It is the only active orphanage in the area.
Victoria Bekye, lovingly known as Aunty Esi amongst the children, is the woman who has solely taken responsibility of Angels of Hope. She currently looks after 57 children and counting all on her own!
Most of the children who live at Angels of Hope are under the age of 4-years-old and are discovered on the streets, in the bush, or in the nearby forest, totally abandoned by their parents.
Medicine in Ghana is expensive, but most of these innocent children need some form of treatment after being left, sometimes for weeks, in these traumatic situations.
Most children have been physically beaten by the parents who abandoned them or bitten by insects and other predators before and after their abandonment.
Aunty Esi has managed to provide all of these children with food and medicine and has even put 27 of the older children into private school by selling her own house and personal possessions.
I'm thankful for women like Aunty Esi who put their lives aside to help others and because of this I want to assist her with feeding the children.
When I was there in June of this year, I noticed how poor the quality of the food is that the children consume. At breakfast, they all eat processed bread rolls with cups of soda just because it is what is thought to be most affordable!
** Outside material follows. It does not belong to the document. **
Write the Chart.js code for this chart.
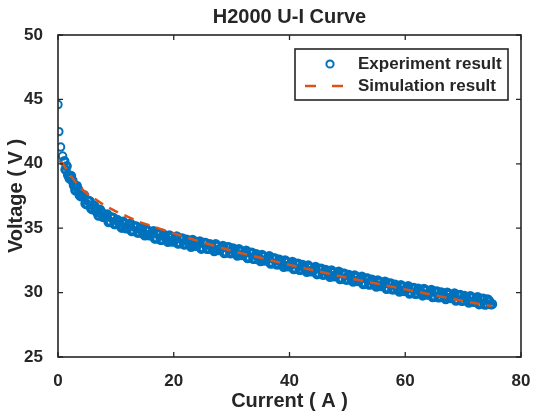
<!DOCTYPE html>
<html>
<head>
<meta charset="utf-8">
<script src="https://cdn.jsdelivr.net/npm/chart.js@4.4.0/dist/chart.umd.min.js"></script>
<style>
  html, body { margin: 0; padding: 0; background: #fff; }
  #wrap { width: 538px; height: 413px; }
</style>
</head>
<body>
<div id="wrap"><canvas id="uiChart"></canvas></div>
<script>
// measured points (current in A, voltage in V), first pass
const expCurrent = [0, 0.15, 0.45, 0.8, 1.1,
  1.5, 2, 2.5, 3, 3.5, 4, 4.5, 5, 5.5, 6, 6.5, 7, 7.5, 8, 8.5, 9, 9.5, 10,
  10.5, 11, 11.5, 12, 12.5, 13, 13.5, 14, 14.5, 15, 15.5, 16, 16.5, 17, 17.5, 18, 18.5, 19, 19.5, 20,
  20.5, 21, 21.5, 22, 22.5, 23, 23.5, 24, 24.5, 25, 25.5, 26, 26.5, 27, 27.5, 28, 28.5, 29, 29.5, 30,
  30.5, 31, 31.5, 32, 32.5, 33, 33.5, 34, 34.5, 35, 35.5, 36, 36.5, 37, 37.5, 38, 38.5, 39, 39.5, 40,
  40.5, 41, 41.5, 42, 42.5, 43, 43.5, 44, 44.5, 45, 45.5, 46, 46.5, 47, 47.5, 48, 48.5, 49, 49.5, 50,
  50.5, 51, 51.5, 52, 52.5, 53, 53.5, 54, 54.5, 55, 55.5, 56, 56.5, 57, 57.5, 58, 58.5, 59, 59.5, 60,
  60.5, 61, 61.5, 62, 62.5, 63, 63.5, 64, 64.5, 65, 65.5, 66, 66.5, 67, 67.5, 68, 68.5, 69, 69.5, 70,
  70.5, 71, 71.5, 72, 72.5, 73, 73.5, 74, 74.5, 75];
const expVoltage = [44.6, 42.5, 41.3, 40.6, 40.2,
  39.82, 38.87, 38.68, 37.94, 38.0, 37.47, 37.57, 36.85, 37.07, 36.47, 36.53, 35.99, 36.25, 35.87, 36.07, 35.5, 35.82, 35.32,
  35.48, 35.04, 35.35, 35.02, 35.35, 34.8, 35.14, 34.67, 34.86, 34.44, 34.78, 34.48, 34.76, 34.22, 34.57, 34.1, 34.35, 33.95, 34.3, 34.01,
  34.36, 33.84, 34.2, 33.75, 33.95, 33.56, 33.96, 33.68, 33.97, 33.45, 33.86, 33.41, 33.61, 33.22, 33.62, 33.34, 33.63, 33.11, 33.52, 33.07,
  33.28, 32.88, 33.24, 32.95, 33.25, 32.72, 33.09, 32.63, 32.84, 32.44, 32.8, 32.52, 32.82, 32.29, 32.66, 32.2, 32.41, 32.01, 32.37, 32.08,
  32.38, 31.86, 32.24, 31.79, 32.0, 31.61, 31.98, 31.7, 32.0, 31.48, 31.85, 31.41, 31.62, 31.23, 31.59, 31.32, 31.62, 31.1, 31.47, 31.02,
  31.24, 30.85, 31.21, 30.93, 31.24, 30.72, 31.09, 30.64, 30.85, 30.47, 30.83, 30.55, 30.85, 30.34, 30.71, 30.26, 30.47, 30.08, 30.45, 30.17,
  30.49, 29.98, 30.37, 29.93, 30.16, 29.78, 30.16, 29.89, 30.21, 29.7, 30.09, 29.65, 29.88, 29.5, 29.88, 29.62, 29.93, 29.43, 29.81, 29.38,
  29.6, 29.23, 29.6, 29.34, 29.65, 29.15, 29.53, 29.1, 29.33, 29.1];

// measured points, second pass (in between the first)
const expCurrent2 = [1.3, 1.75, 2.25, 2.75, 3.25, 3.75, 4.25, 4.75, 5.25, 5.75, 6.25, 6.75, 7.25, 7.75, 8.25, 8.75, 9.25, 9.75,
  10.25, 10.75, 11.25, 11.75, 12.25, 12.75, 13.25, 13.75, 14.25, 14.75, 15.25, 15.75, 16.25, 16.75, 17.25, 17.75, 18.25, 18.75, 19.25, 19.75,
  20.25, 20.75, 21.25, 21.75, 22.25, 22.75, 23.25, 23.75, 24.25, 24.75, 25.25, 25.75, 26.25, 26.75, 27.25, 27.75, 28.25, 28.75, 29.25, 29.75,
  30.25, 30.75, 31.25, 31.75, 32.25, 32.75, 33.25, 33.75, 34.25, 34.75, 35.25, 35.75, 36.25, 36.75, 37.25, 37.75, 38.25, 38.75, 39.25, 39.75,
  40.25, 40.75, 41.25, 41.75, 42.25, 42.75, 43.25, 43.75, 44.25, 44.75, 45.25, 45.75, 46.25, 46.75, 47.25, 47.75, 48.25, 48.75, 49.25, 49.75,
  50.25, 50.75, 51.25, 51.75, 52.25, 52.75, 53.25, 53.75, 54.25, 54.75, 55.25, 55.75, 56.25, 56.75, 57.25, 57.75, 58.25, 58.75, 59.25, 59.75,
  60.25, 60.75, 61.25, 61.75, 62.25, 62.75, 63.25, 63.75, 64.25, 64.75, 65.25, 65.75, 66.25, 66.75, 67.25, 67.75, 68.25, 68.75, 69.25, 69.75,
  70.25, 70.75, 71.25, 71.75, 72.25, 72.75, 73.25, 73.75, 74.25, 74.75];
const expVoltage2 = [39.55, 39.13, 39.05, 38.33, 38.28, 37.55, 37.53, 36.91, 37.13, 36.53, 36.75, 36.25, 36.43, 35.88, 35.98, 35.48, 35.83, 35.33,
  35.65, 35.25, 35.5, 35.0, 35.22, 34.77, 35.14, 34.67, 35.02, 34.64, 34.92, 34.45, 34.63, 34.19, 34.57, 34.1, 34.5, 34.14, 34.43, 33.97,
  34.22, 33.8, 34.19, 33.74, 34.1, 33.75, 34.09, 33.64, 33.83, 33.41, 33.85, 33.4, 33.76, 33.41, 33.75, 33.3, 33.49, 33.07, 33.51, 33.06,
  33.43, 33.07, 33.37, 32.91, 33.11, 32.68, 33.08, 32.62, 32.99, 32.63, 32.93, 32.48, 32.68, 32.25, 32.65, 32.19, 32.56, 32.2, 32.5, 32.04,
  32.24, 31.82, 32.22, 31.77, 32.14, 31.8, 32.1, 31.65, 31.85, 31.43, 31.84, 31.39, 31.76, 31.41, 31.72, 31.27, 31.47, 31.05, 31.46, 31.01,
  31.38, 31.03, 31.33, 30.89, 31.09, 30.67, 31.08, 30.63, 31.0, 30.65, 30.95, 30.51, 30.71, 30.29, 30.7, 30.25, 30.62, 30.27, 30.57, 30.13,
  30.34, 29.93, 30.35, 29.91, 30.3, 29.96, 30.28, 29.84, 30.06, 29.65, 30.07, 29.63, 30.02, 29.68, 30.0, 29.57, 29.78, 29.38, 29.79, 29.36,
  29.74, 29.41, 29.72, 29.29, 29.5, 29.1, 29.51, 29.08, 29.47, 29.1];

// model curve
const simCurrent = [0.5, 1, 2, 3, 4, 5, 6, 8, 10, 12, 14, 16, 18, 20, 25, 30, 35, 40, 45, 50, 55, 60, 65, 70, 75];
const simVoltage = [40.2, 39.9, 39.2, 38.6, 38.1, 37.7, 37.4, 36.8, 36.3, 35.9, 35.5, 35.2, 34.9, 34.6, 33.9, 33.25, 32.7, 32.15, 31.65, 31.15, 30.7, 30.25, 29.8, 29.35, 28.95];

const xTicks = [0, 20, 40, 60, 80];
const yTicks = [25, 30, 35, 40, 45, 50];
const seriesNames = ['Experiment result', 'Simulation result'];

const BLUE = '#0072BD';
const ORANGE = '#D95319';
const AXIS = '#262626';
const FONT = '"Liberation Sans", Arial, Helvetica, sans-serif';

function toXY(xs, ys) {
    return xs.map((x, i) => ({ x: x, y: ys[i] }));
}

// box round the plot with inward ticks on all four sides
const boxPlugin = {
    id: 'matlabBox',
    afterDatasetsDraw(chart) {
        const { ctx, chartArea: a, scales } = chart;
        ctx.save();
        ctx.strokeStyle = AXIS;
        ctx.lineWidth = 1.6;
        ctx.strokeRect(a.left, a.top, a.right - a.left, a.bottom - a.top);
        ctx.lineWidth = 1.3;
        ctx.beginPath();
        xTicks.forEach(v => {
            const px = scales.x.getPixelForValue(v);
            ctx.moveTo(px, a.bottom); ctx.lineTo(px, a.bottom - 5);
            ctx.moveTo(px, a.top); ctx.lineTo(px, a.top + 5);
        });
        yTicks.forEach(v => {
            const py = scales.y.getPixelForValue(v);
            ctx.moveTo(a.left, py); ctx.lineTo(a.left + 5, py);
            ctx.moveTo(a.right, py); ctx.lineTo(a.right - 5, py);
        });
        ctx.stroke();
        ctx.restore();
    }
};

// legend box in the upper right corner of the plot
const legendPlugin = {
    id: 'matlabLegend',
    afterDraw(chart) {
        const { ctx, chartArea: a } = chart;
        const w = 213, h = 51;
        const x0 = a.right - 13 - w, y0 = a.top + 14;
        ctx.save();
        ctx.fillStyle = '#fff';
        ctx.fillRect(x0, y0, w, h);
        ctx.strokeStyle = AXIS;
        ctx.lineWidth = 1.6;
        ctx.strokeRect(x0, y0, w, h);

        const row1 = y0 + 15, row2 = y0 + 37;
        ctx.strokeStyle = BLUE;
        ctx.lineWidth = 2;
        ctx.beginPath();
        ctx.arc(x0 + 35, row1, 3.6, 0, Math.PI * 2);
        ctx.stroke();

        ctx.strokeStyle = ORANGE;
        ctx.lineWidth = 2.5;
        ctx.setLineDash([11, 16]);
        ctx.beginPath();
        ctx.moveTo(x0 + 10, row2);
        ctx.lineTo(x0 + 49, row2);
        ctx.stroke();
        ctx.setLineDash([]);

        ctx.fillStyle = AXIS;
        ctx.font = 'bold 17px ' + FONT;
        ctx.textBaseline = 'middle';
        ctx.fillText(seriesNames[0], x0 + 63, row1);
        ctx.fillText(seriesNames[1], x0 + 63, row2);
        ctx.restore();
    }
};

// the lone points at the top keep a thin ring, the dense band is drawn thick
const ringWidth = c => (c.raw && c.raw.y > 40.5 ? 2 : 3);

const ctx = document.getElementById('uiChart').getContext('2d');
new Chart(ctx, {
    type: 'scatter',
    data: {
        datasets: [{
            label: seriesNames[0],
            data: toXY(expCurrent, expVoltage).concat(toXY(expCurrent2, expVoltage2)),
            showLine: false,
            pointStyle: 'circle',
            pointRadius: 3.7,
            pointBorderWidth: ringWidth,
            borderColor: BLUE,
            backgroundColor: 'rgba(0,0,0,0)',
            order: 1
        }, {
            label: seriesNames[1],
            type: 'line',
            data: toXY(simCurrent, simVoltage),
            showLine: true,
            pointRadius: 0,
            borderColor: ORANGE,
            borderWidth: 2.5,
            borderDash: [10, 7],
            cubicInterpolationMode: 'monotone',
            fill: false,
            order: 0
        }]
    },
    options: {
        responsive: true,
        maintainAspectRatio: false,
        animation: false,
        layout: { padding: { left: 0, right: 17, top: 0, bottom: 0 } },
        plugins: {
            legend: { display: false },
            tooltip: { enabled: false },
            title: {
                display: true,
                fullSize: false,
                text: 'H2000 U-I Curve',
                color: AXIS,
                font: { family: FONT, size: 20, weight: 'bold' },
                padding: { top: 5, bottom: 6 }
            }
        },
        scales: {
            x: {
                type: 'linear',
                min: 0,
                max: 80,
                afterFit: s => { s.height = 56; },
                afterBuildTicks: s => { s.ticks = xTicks.map(v => ({ value: v })); },
                grid: { display: false },
                border: { display: false },
                ticks: { color: AXIS, padding: 6, font: { family: FONT, size: 17, weight: 'bold' }, maxRotation: 0 },
                title: {
                    display: true,
                    text: 'Current ( A )',
                    color: AXIS,
                    font: { family: FONT, size: 20, weight: 'bold' },
                    padding: { top: 0, bottom: 0 }
                }
            },
            y: {
                type: 'linear',
                min: 25,
                max: 50,
                afterFit: s => { s.width = 58; },
                afterBuildTicks: s => { s.ticks = yTicks.map(v => ({ value: v })); },
                grid: { display: false },
                border: { display: false },
                ticks: { color: AXIS, padding: 7, font: { family: FONT, size: 17, weight: 'bold' } },
                title: {
                    display: true,
                    text: 'Voltage ( V )',
                    color: AXIS,
                    font: { family: FONT, size: 20, weight: 'bold' },
                    padding: { top: 4, bottom: 0 }
                }
            }
        }
    },
    plugins: [boxPlugin, legendPlugin]
});
</script>
</body>
</html>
Ghanas climate is tropical and it's soil is rich and anything from mangos, coconuts, and bananas to plantain, cashew, and sweet potatoes can be easily grown there.
There is no reason the children should be consuming a nutritionally deficient diet and continuing to live undernourished and, furthermore, no reason Aunty Esi should be struggling to afford to feed the children on her limited funds.
My plan is to hire farmers to use Aunty Esi's land where Angels of Hope is located and to teach the children how to grow and harvest their own fruit and vegetables so they don't have to depend on foods which are leaving them hungry and further causing them illnesses.
I would also like to purchase more wardrobes and dressers for their clothes, build bunk beds and purchase new mattresses, and also purchase more cribs, because right now, 2 children share every 1 crib and other children simply sleep on the floor.